Does Monty Python Count?

The British think Americans lack a sense of the absurd.

Balderdash! Our political industry just spent $5 billion on what amounted to a status quo election, where we heard from talking chairs and learned how not to transport dogs, what constitutes a true Cherokee and the biology of rape.

When the time came to face up to the fiscal cliff, the same absurdist political class told us they were wrestling with fundamental questions of fairness, equity and the proper role of government, when they were actually just arguing about where to set the top income tax rate.

The compromise Congress passed on New Year’s Day blocked most impending tax increases and postponed across-the-board spending cuts due to take effect January 2, but it doesn’t come close to the $4 trillion “grand bargain” the country’s leaders promised to deliver.

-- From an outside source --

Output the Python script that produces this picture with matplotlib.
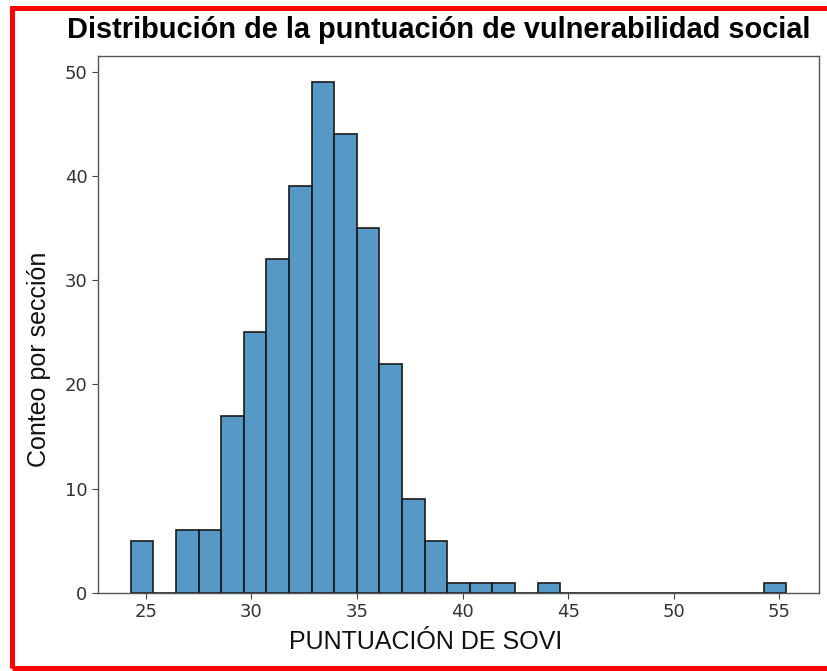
import matplotlib
matplotlib.use("Agg")
import matplotlib.pyplot as plt
from matplotlib.patches import Rectangle
import numpy as np

# Histogram data
bin_start = 24.29
bin_width = 1.070
counts = [5, 0, 6, 6, 17, 25, 32, 39, 49, 44, 35, 22, 9, 5, 1, 1, 1, 0, 1,
          0, 0, 0, 0, 0, 0, 0, 0, 0, 1]
x_ticks = [25, 30, 35, 40, 45, 50, 55]
y_ticks = [0, 10, 20, 30, 40, 50]

title = "Distribución de la puntuación de vulnerabilidad social"
xlabel = "PUNTUACIÓN DE SOVI"
ylabel = "Conteo por sección"

edges = bin_start + bin_width * np.arange(len(counts) + 1)
centers = (edges[:-1] + edges[1:]) / 2

W, H = 828, 671
fig = plt.figure(figsize=(W / 100, H / 100), dpi=100)
ax = fig.add_axes([98 / W, (H - 593) / H, 721 / W, 536.6 / H])

ax.hist(centers, bins=edges, weights=counts,
        facecolor=(0.122, 0.467, 0.706, 0.75), edgecolor="#1a1a1a", linewidth=1.2)

ax.set_xticks(x_ticks)
ax.set_yticks(y_ticks)
ax.tick_params(labelsize=13, colors="#444444", labelcolor="#333333", length=4)
for s in ax.spines.values():
    s.set_color("#555555")
    s.set_linewidth(1.0)

fig.text(439 / W, (H - 38) / H, title, fontsize=20.9, fontweight="bold",
         family="Liberation Sans", ha="center", va="baseline")
ax.set_xlabel(xlabel, fontsize=18, family="Liberation Sans", color="#111111")
ax.xaxis.set_label_coords((426 - 98) / 721, -(630 - 593) / 536.6)
ax.set_ylabel(ylabel, fontsize=18, family="Liberation Sans", color="#111111")
ax.yaxis.set_label_coords((51 - 98) / 721, (593 - 359) / 536.6)

# red frame around the figure
fig.patches.append(Rectangle((12 / W, 3 / H), 830 / W, 660 / H,
                             transform=fig.transFigure, fill=False,
                             edgecolor="red", linewidth=3.6))

fig.savefig("out.png", dpi=100)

Just hours after the Senate passed the narrowly-written compromise 89 to 8, the House approved the deal 257 to 167, with support from 172 of the chamber’s Democrats and just 85 Republicans. Symbolic of the deep divisions within the majority party, House Speaker John Boehner voted in favor of the compromise; the second ranking Republican, Eric Cantor, voted against it.

Once signed by President Obama, the bill will allow taxes to rise for those with incomes above $400,000 for individuals and $450,000 for couples. It also will renew tax credits aimed at low-income households and college students, extend unemployment benefits, postpone for one year a planned 27 percent cut in Medicare payments to physicians and delay automatic spending cuts in defense and non-defense discretionary programs until March 1.

What the deal doesn’t address: the looming debt ceiling crisis; long-overdue entitlement reforms and a way around meat-axe cuts to national defense and vital safety net programs.

Our national leaders said they wanted to avoid the fiscal cliff when, in fact, they were really just avoiding the fiscal truth.